Give all the lines below again, exactly, with no pictures.

* [COLLECTED MATERIAL]
• • • • • • •

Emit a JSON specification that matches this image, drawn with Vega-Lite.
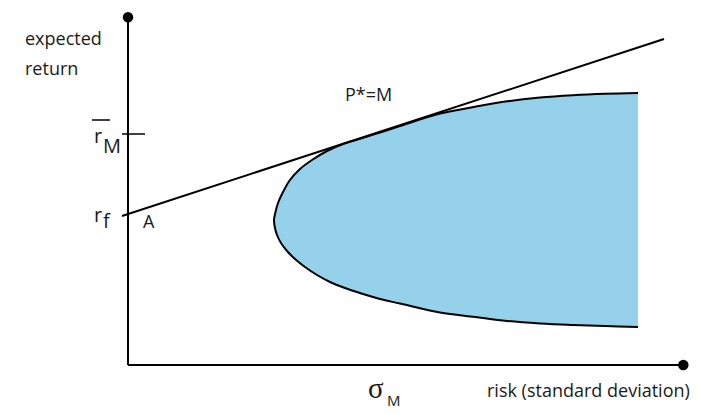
{
  "$schema": "https://vega.github.io/schema/vega-lite/v6.json",
  "width": 556,
  "height": 348,
  "autosize": {"type": "none"},
  "padding": {"left": 128, "top": 17, "right": 17, "bottom": 49},
  "background": "white",
  "config": {"view": {"stroke": null}},
  "datasets": {
    "frontier": [
      {"step": 1, "risk": 51.0, "ret": 27.2},
      {"step": 2, "risk": 47.7, "ret": 27.12},
      {"step": 3, "risk": 44.5, "ret": 26.98},
      {"step": 4, "risk": 41.2, "ret": 26.75},
      {"step": 5, "risk": 37.9, "ret": 26.37},
      {"step": 6, "risk": 34.7, "ret": 25.82},
      {"step": 7, "risk": 31.2, "ret": 25.15},
      {"step": 8, "risk": 27.2, "ret": 23.9},
      {"step": 9, "risk": 25.2, "ret": 23.25},
      {"step": 10, "risk": 23.2, "ret": 22.63},
      {"step": 11, "risk": 21.5, "ret": 22.1},
      {"step": 12, "risk": 19.9, "ret": 21.4},
      {"step": 13, "risk": 18.4, "ret": 20.5},
      {"step": 14, "risk": 17.2, "ret": 19.6},
      {"step": 15, "risk": 16.2, "ret": 18.5},
      {"step": 16, "risk": 15.5, "ret": 17.3},
      {"step": 17, "risk": 15.0, "ret": 16.2},
      {"step": 18, "risk": 14.75, "ret": 15.3},
      {"step": 19, "risk": 14.6, "ret": 14.5},
      {"step": 20, "risk": 14.7, "ret": 13.7},
      {"step": 21, "risk": 14.9, "ret": 13.0},
      {"step": 22, "risk": 15.3, "ret": 12.2},
      {"step": 23, "risk": 15.9, "ret": 11.4},
      {"step": 24, "risk": 16.7, "ret": 10.6},
      {"step": 25, "risk": 17.7, "ret": 9.8},
      {"step": 26, "risk": 18.9, "ret": 9.0},
      {"step": 27, "risk": 20.2, "ret": 8.3},
      {"step": 28, "risk": 21.7, "ret": 7.7},
      {"step": 29, "risk": 23.2, "ret": 7.2},
      {"step": 30, "risk": 25.2, "ret": 6.6},
      {"step": 31, "risk": 27.2, "ret": 6.15},
      {"step": 32, "risk": 31.2, "ret": 5.25},
      {"step": 33, "risk": 34.7, "ret": 4.8},
      {"step": 34, "risk": 37.9, "ret": 4.4},
      {"step": 35, "risk": 41.2, "ret": 4.15},
      {"step": 36, "risk": 44.5, "ret": 4.0},
      {"step": 37, "risk": 47.7, "ret": 3.9},
      {"step": 38, "risk": 51.0, "ret": 3.8}
    ],
    "thick": [
      {"name": "y axis", "x": 0, "y": 0, "x2": 0, "y2": 34.77},
      {"name": "x axis", "x": 0, "y": 0, "x2": 55.53, "y2": 0},
      {"name": "CML", "x": -0.6, "y": 14.9, "x2": 53.6, "y2": 32.6}
    ],
    "thin": [
      {"name": "rM tick", "x": -0.6, "y": 23.1, "x2": 1.7, "y2": 23.1},
      {"name": "rM bar", "x": -3.6, "y": 24.5, "x2": -1.8, "y2": 24.5}
    ],
    "dots": [
      {"x": 0, "y": 34.77},
      {"x": 55.53, "y": 0}
    ],
    "labels": [
      {"text": "expected", "x": -10.3, "y": 32.0, "kind": "main"},
      {"text": "return", "x": -10.3, "y": 29.0, "kind": "main"},
      {"text": "P*=M", "x": 21.7, "y": 26.4, "kind": "main"},
      {"text": "A", "x": 1.5, "y": 13.7, "kind": "main"},
      {"text": "risk (standard deviation)", "x": 35.9, "y": -3.2, "kind": "main"},
      {"text": "r", "x": -3.4, "y": 22.2, "kind": "big"},
      {"text": "M", "x": -2.5, "y": 21.2, "kind": "big"},
      {"text": "r", "x": -3.4, "y": 14.3, "kind": "big"},
      {"text": "f", "x": -2.5, "y": 13.7, "kind": "big"},
      {"text": "σ", "x": 24.0, "y": -3.3, "kind": "sigma"},
      {"text": "M", "x": 25.9, "y": -4.1, "kind": "sub"}
    ]
  },
  "layer": [
    {
      "data": {"name": "frontier"},
      "mark": {"type": "line", "fill": "#96d1eb", "stroke": "black", "strokeWidth": 2, "interpolate": "catmull-rom"},
      "encoding": {
        "x": {"field": "risk", "type": "quantitative", "scale": {"domain": [0, 55.6], "nice": false, "zero": false}, "axis": null},
        "y": {"field": "ret", "type": "quantitative", "scale": {"domain": [0, 34.8], "nice": false, "zero": false}, "axis": null},
        "order": {"field": "step", "type": "quantitative"}
      }
    },
    {
      "data": {"name": "thick"},
      "mark": {"type": "rule", "color": "black", "strokeWidth": 2},
      "encoding": {
        "x": {"field": "x", "type": "quantitative"},
        "y": {"field": "y", "type": "quantitative"},
        "x2": {"field": "x2"},
        "y2": {"field": "y2"}
      }
    },
    {
      "data": {"name": "thin"},
      "mark": {"type": "rule", "color": "black", "strokeWidth": 1.5},
      "encoding": {
        "x": {"field": "x", "type": "quantitative"},
        "y": {"field": "y", "type": "quantitative"},
        "x2": {"field": "x2"},
        "y2": {"field": "y2"}
      }
    },
    {
      "data": {"name": "dots"},
      "mark": {"type": "point", "filled": true, "color": "black", "opacity": 1, "size": 110, "shape": "circle"},
      "encoding": {
        "x": {"field": "x", "type": "quantitative"},
        "y": {"field": "y", "type": "quantitative"}
      }
    },
    {
      "data": {"name": "labels"},
      "transform": [{"filter": "datum.kind === 'main'"}],
      "mark": {"type": "text", "font": "Open Sans", "fontSize": 18, "align": "left", "baseline": "alphabetic", "color": "#1a1a1a"},
      "encoding": {
        "x": {"field": "x", "type": "quantitative"},
        "y": {"field": "y", "type": "quantitative"},
        "text": {"field": "text"}
      }
    },
    {
      "data": {"name": "labels"},
      "transform": [{"filter": "datum.kind === 'big'"}],
      "mark": {"type": "text", "font": "Open Sans", "fontSize": 20, "align": "left", "baseline": "alphabetic", "color": "#1a1a1a"},
      "encoding": {
        "x": {"field": "x", "type": "quantitative"},
        "y": {"field": "y", "type": "quantitative"},
        "text": {"field": "text"}
      }
    },
    {
      "data": {"name": "labels"},
      "transform": [{"filter": "datum.kind === 'sigma'"}],
      "mark": {"type": "text", "font": "Liberation Serif", "fontSize": 29, "align": "left", "baseline": "alphabetic", "color": "#1a1a1a"},
      "encoding": {
        "x": {"field": "x", "type": "quantitative"},
        "y": {"field": "y", "type": "quantitative"},
        "text": {"field": "text"}
      }
    },
    {
      "data": {"name": "labels"},
      "transform": [{"filter": "datum.kind === 'sub'"}],
      "mark": {"type": "text", "font": "Open Sans", "fontSize": 15, "align": "left", "baseline": "alphabetic", "color": "#1a1a1a"},
      "encoding": {
        "x": {"field": "x", "type": "quantitative"},
        "y": {"field": "y", "type": "quantitative"},
        "text": {"field": "text"}
      }
    }
  ]
}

• • • • • • •

* [SOLUTION FOR THIS PROBLEM]
Emit a JSON specification that matches this image, drawn with Vega-Lite.
{
  "$schema": "https://vega.github.io/schema/vega-lite/v6.json",
  "width": 556,
  "height": 348,
  "autosize": {"type": "none"},
  "padding": {"left": 128, "top": 17, "right": 17, "bottom": 49},
  "background": "white",
  "config": {"view": {"stroke": null}},
  "datasets": {
    "frontier": [
      {"step": 1, "risk": 51.0, "ret": 27.2},
      {"step": 2, "risk": 47.7, "ret": 27.12},
      {"step": 3, "risk": 44.5, "ret": 26.98},
      {"step": 4, "risk": 41.2, "ret": 26.75},
      {"step": 5, "risk": 37.9, "ret": 26.37},
      {"step": 6, "risk": 34.7, "ret": 25.82},
      {"step": 7, "risk": 31.2, "ret": 25.15},
      {"step": 8, "risk": 27.2, "ret": 23.9},
      {"step": 9, "risk": 25.2, "ret": 23.25},
      {"step": 10, "risk": 23.2, "ret": 22.63},
      {"step": 11, "risk": 21.5, "ret": 22.1},
      {"step": 12, "risk": 19.9, "ret": 21.4},
      {"step": 13, "risk": 18.4, "ret": 20.5},
      {"step": 14, "risk": 17.2, "ret": 19.6},
      {"step": 15, "risk": 16.2, "ret": 18.5},
      {"step": 16, "risk": 15.5, "ret": 17.3},
      {"step": 17, "risk": 15.0, "ret": 16.2},
      {"step": 18, "risk": 14.75, "ret": 15.3},
      {"step": 19, "risk": 14.6, "ret": 14.5},
      {"step": 20, "risk": 14.7, "ret": 13.7},
      {"step": 21, "risk": 14.9, "ret": 13.0},
      {"step": 22, "risk": 15.3, "ret": 12.2},
      {"step": 23, "risk": 15.9, "ret": 11.4},
      {"step": 24, "risk": 16.7, "ret": 10.6},
      {"step": 25, "risk": 17.7, "ret": 9.8},
      {"step": 26, "risk": 18.9, "ret": 9.0},
      {"step": 27, "risk": 20.2, "ret": 8.3},
      {"step": 28, "risk": 21.7, "ret": 7.7},
      {"step": 29, "risk": 23.2, "ret": 7.2},
      {"step": 30, "risk": 25.2, "ret": 6.6},
      {"step": 31, "risk": 27.2, "ret": 6.15},
      {"step": 32, "risk": 31.2, "ret": 5.25},
      {"step": 33, "risk": 34.7, "ret": 4.8},
      {"step": 34, "risk": 37.9, "ret": 4.4},
      {"step": 35, "risk": 41.2, "ret": 4.15},
      {"step": 36, "risk": 44.5, "ret": 4.0},
      {"step": 37, "risk": 47.7, "ret": 3.9},
      {"step": 38, "risk": 51.0, "ret": 3.8}
    ],
    "thick": [
      {"name": "y axis", "x": 0, "y": 0, "x2": 0, "y2": 34.77},
      {"name": "x axis", "x": 0, "y": 0, "x2": 55.53, "y2": 0},
      {"name": "CML", "x": -0.6, "y": 14.9, "x2": 53.6, "y2": 32.6}
    ],
    "thin": [
      {"name": "rM tick", "x": -0.6, "y": 23.1, "x2": 1.7, "y2": 23.1},
      {"name": "rM bar", "x": -3.6, "y": 24.5, "x2": -1.8, "y2": 24.5}
    ],
    "dots": [
      {"x": 0, "y": 34.77},
      {"x": 55.53, "y": 0}
    ],
    "labels": [
      {"text": "expected", "x": -10.3, "y": 32.0, "kind": "main"},
      {"text": "return", "x": -10.3, "y": 29.0, "kind": "main"},
      {"text": "P*=M", "x": 21.7, "y": 26.4, "kind": "main"},
      {"text": "A", "x": 1.5, "y": 13.7, "kind": "main"},
      {"text": "risk (standard deviation)", "x": 35.9, "y": -3.2, "kind": "main"},
      {"text": "r", "x": -3.4, "y": 22.2, "kind": "big"},
      {"text": "M", "x": -2.5, "y": 21.2, "kind": "big"},
      {"text": "r", "x": -3.4, "y": 14.3, "kind": "big"},
      {"text": "f", "x": -2.5, "y": 13.7, "kind": "big"},
      {"text": "σ", "x": 24.0, "y": -3.3, "kind": "sigma"},
      {"text": "M", "x": 25.9, "y": -4.1, "kind": "sub"}
    ]
  },
  "layer": [
    {
      "data": {"name": "frontier"},
      "mark": {"type": "line", "fill": "#96d1eb", "stroke": "black", "strokeWidth": 2, "interpolate": "catmull-rom"},
      "encoding": {
        "x": {"field": "risk", "type": "quantitative", "scale": {"domain": [0, 55.6], "nice": false, "zero": false}, "axis": null},
        "y": {"field": "ret", "type": "quantitative", "scale": {"domain": [0, 34.8], "nice": false, "zero": false}, "axis": null},
        "order": {"field": "step", "type": "quantitative"}
      }
    },
    {
      "data": {"name": "thick"},
      "mark": {"type": "rule", "color": "black", "strokeWidth": 2},
      "encoding": {
        "x": {"field": "x", "type": "quantitative"},
        "y": {"field": "y", "type": "quantitative"},
        "x2": {"field": "x2"},
        "y2": {"field": "y2"}
      }
    },
    {
      "data": {"name": "thin"},
      "mark": {"type": "rule", "color": "black", "strokeWidth": 1.5},
      "encoding": {
        "x": {"field": "x", "type": "quantitative"},
        "y": {"field": "y", "type": "quantitative"},
        "x2": {"field": "x2"},
        "y2": {"field": "y2"}
      }
    },
    {
      "data": {"name": "dots"},
      "mark": {"type": "point", "filled": true, "color": "black", "opacity": 1, "size": 110, "shape": "circle"},
      "encoding": {
        "x": {"field": "x", "type": "quantitative"},
        "y": {"field": "y", "type": "quantitative"}
      }
    },
    {
      "data": {"name": "labels"},
      "transform": [{"filter": "datum.kind === 'main'"}],
      "mark": {"type": "text", "font": "Open Sans", "fontSize": 18, "align": "left", "baseline": "alphabetic", "color": "#1a1a1a"},
      "encoding": {
        "x": {"field": "x", "type": "quantitative"},
        "y": {"field": "y", "type": "quantitative"},
        "text": {"field": "text"}
      }
    },
    {
      "data": {"name": "labels"},
      "transform": [{"filter": "datum.kind === 'big'"}],
      "mark": {"type": "text", "font": "Open Sans", "fontSize": 20, "align": "left", "baseline": "alphabetic", "color": "#1a1a1a"},
      "encoding": {
        "x": {"field": "x", "type": "quantitative"},
        "y": {"field": "y", "type": "quantitative"},
        "text": {"field": "text"}
      }
    },
    {
      "data": {"name": "labels"},
      "transform": [{"filter": "datum.kind === 'sigma'"}],
      "mark": {"type": "text", "font": "Liberation Serif", "fontSize": 29, "align": "left", "baseline": "alphabetic", "color": "#1a1a1a"},
      "encoding": {
        "x": {"field": "x", "type": "quantitative"},
        "y": {"field": "y", "type": "quantitative"},
        "text": {"field": "text"}
      }
    },
    {
      "data": {"name": "labels"},
      "transform": [{"filter": "datum.kind === 'sub'"}],
      "mark": {"type": "text", "font": "Open Sans", "fontSize": 15, "align": "left", "baseline": "alphabetic", "color": "#1a1a1a"},
      "encoding": {
        "x": {"field": "x", "type": "quantitative"},
        "y": {"field": "y", "type": "quantitative"},
        "text": {"field": "text"}
      }
    }
  ]
}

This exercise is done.